Balance lehren und lernen
Ich werde also noch flott zum Osteopathen eilen, und dann kommt auch schon in zehn Tagen Claudia Butry zu uns nach Hause, um einen Dressur- und Sitzkurs zu geben. Das war sowieso schon lange geplant, das könnt Ihr HIER auf der Kursseite des Blogs sehen. Denn: Wir sind es dem Pferd schuldig, uns als Reiter zu verbessern. „Gleichgewicht ist elementar, beim Reiter wie beim Pferd. Doch da der Reiter etwas vom Pferd möchte, ist er angehalten, dafür etwas zu tun!“ – das sind Worte der Ausbilderin Claudia Butry, HIER ist ihre Homepage, und ja, ich schreibe die nicht nur hier hin, sondern ich versuche das im Kleinen, bei mir zuhause, auch umzusetzen.

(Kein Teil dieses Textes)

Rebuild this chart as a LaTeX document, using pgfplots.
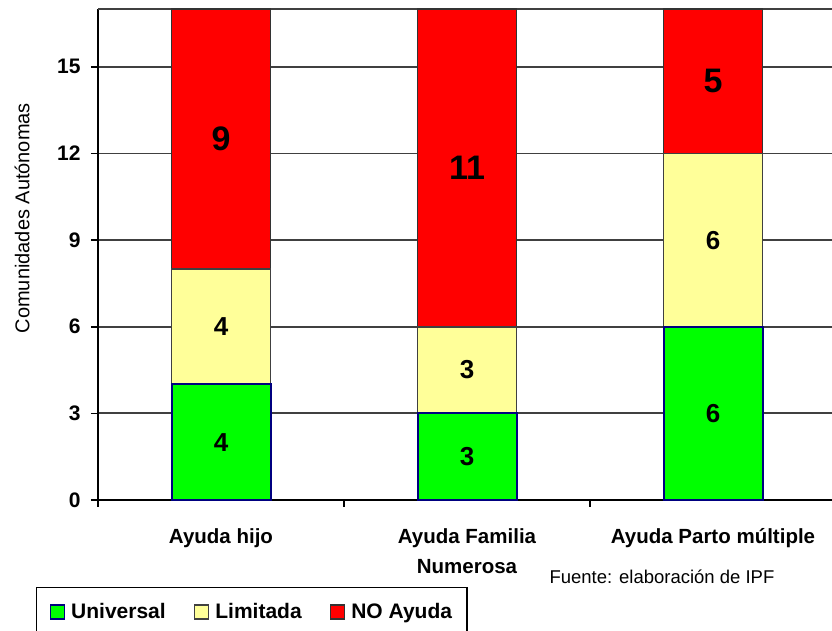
\documentclass[border=0pt]{standalone}
\usepackage{fontspec}
\setmainfont{Liberation Sans}
\usepackage{pgfplots}
\pgfplotsset{compat=1.18}
\definecolor{cgreen}{HTML}{00FF00}
\definecolor{cyellow}{HTML}{FFFF99}
\definecolor{cred}{HTML}{FF0000}
\definecolor{cnavy}{HTML}{000080}
\definecolor{cgrid}{HTML}{404040}
\begin{document}
\begin{tikzpicture}[x=1pt,y=1pt]
\pgfplotsset{
  base/.style={
    at={(98pt,131pt)}, anchor=south west,
    scale only axis, width=738pt, height=491pt,
    xmin=-0.5, xmax=2.5, ymin=0, ymax=17,
    clip=false,
  },
  legimg/.style={legend image code/.code={\draw[##1, line width=1.6pt] (0pt,-7pt) rectangle (14pt,7pt);}},
}
\begin{axis}[base,
  ybar stacked, bar width=99pt,
  axis x line=bottom, axis y line=left,
  axis line style={-, black, line width=2pt},
  /pgf/number format/assume math mode=true,
  tick align=outside,
  ytick={0,3,6,9,12,15},
  major tick length=7pt,
  tick style={black, line width=1.6pt},
  yticklabel style={font=\fontsize{21}{24}\bfseries\selectfont, xshift=-7pt},
  xtick={-0.5,0.5,1.5,2.5},
  xticklabels={},
  extra x ticks={0,1,2},
  extra x tick labels={Ayuda hijo, Ayuda Familia\\Numerosa, Ayuda Parto múltiple},
  extra x tick style={major tick length=0pt, tick label style={font=\fontsize{20.5}{30}\bfseries\selectfont, align=center, anchor=north, yshift=-25pt}},
  extra y ticks={17},
  extra y tick labels={},
  extra y tick style={major tick length=0pt, grid=major},
  ymajorgrids=true,
  grid style={cgrid, line width=1.7pt},
  ylabel={Comunidades Autónomas},
  every axis y label/.style={at={(rel axis cs:0,0.574)}, xshift=-76pt, rotate=90, anchor=center, font=\fontsize{20}{24}\selectfont},
  legend columns=3,
  legend style={at={(-0.084,-0.1772)}, anchor=north west, draw=black, line width=1.2pt,
    font=\fontsize{21}{24}\bfseries\selectfont,
    inner xsep=13pt, inner ysep=14pt,
    /tikz/every odd column/.append style={column sep=4pt},
    /tikz/every even column/.append style={column sep=26pt}},
]
\addplot[fill=cgreen, draw=cnavy, line width=2pt, legimg] coordinates {(0,4) (1,3) (2,6)};
\addplot[fill=cyellow, draw=cgrid, line width=1.8pt, legimg] coordinates {(0,4) (1,3) (2,6)};
\addplot[fill=cred, draw=black!80, line width=1.8pt, legimg] coordinates {(0,9) (1,11) (2,5)};
\legend{Universal, Limitada, NO Ayuda}
\end{axis}
\begin{axis}[base, hide axis]
\addplot[draw=none, mark=none, nodes near coords, point meta=explicit symbolic,
  every node near coord/.append style={anchor=center, font=\fontsize{26}{28}\bfseries\selectfont}]
  coordinates {(0,2) [4] (1,1.5) [3] (2,3) [6]};
\addplot[draw=none, mark=none, nodes near coords, point meta=explicit symbolic,
  every node near coord/.append style={anchor=center, font=\fontsize{26}{28}\bfseries\selectfont}]
  coordinates {(0,6) [4] (1,4.5) [3] (2,9) [6]};
\addplot[draw=none, mark=none, nodes near coords, point meta=explicit symbolic,
  every node near coord/.append style={anchor=center, font=\fontsize{34}{36}\bfseries\selectfont}]
  coordinates {(0,12.5) [9] (1,11.5) [11] (2,14.5) [5]};
\end{axis}
\node[anchor=base west, font=\fontsize{18.5}{22}\selectfont] at (546,47) {Fuente: elaboración de IPF};
\pgfresetboundingbox
\useasboundingbox (0,0) rectangle (832,631);
\end{tikzpicture}
\end{document}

Wir sind es dem Pferd schuldig
Bei allem Frust über die Schiefe gibt es auch noch Positives. Claudia Butry sagt: „Die gute Nachricht lautet: man muss nicht mit einem schlechten Gleichgewicht leben, es ist machbar, das eigene Gleichgewicht zu verbessern.“ Das geht mit Pferd und ohne. Einfache Übungen sind zum Beispiel: öfter mal im Trab im leichten Sitz reiten. Beim Zähneputzen auf ein Bein stellen. Die cross-koordinativen Fähigkeiten verbessert man durch Übungen wie: Im Sitzen Beine nach rechts, Arme nach links bewegen, im Stand rechten Ellbogen zum linken Knie und umgekehrt führen. Wer mehr tun möchte, greift zu Hilfsmitteln wie Rollbrettern, Balancekissen, Peziball und Bewegungsstühlen. Ich habe den Ball und ein Balancekissen übrigens im Büro. Heißt nicht, dass ich es wie Claudia schaffen würde, freihändig auf dem Ball zu knien und dabei auch noch zwei Schwungstäbe dabei zu bedienen.
Kein Boden unter den Füßen
Aber schon mal die Unterlage wechseln und das Sitzen auf dem Ball zu üben, ohne dass die Füße den Boden berühren, das bekomme selbst ich als Schreibtischmensch hin. Auch wenn ich darin bestimmt kein Überflieger bin.
Und ihr so? Habt ihr irgendwas tatsächlich in euren Alltag eingebaut, dass Eure Beweglichkeit und Balancefähigkeit verbessert?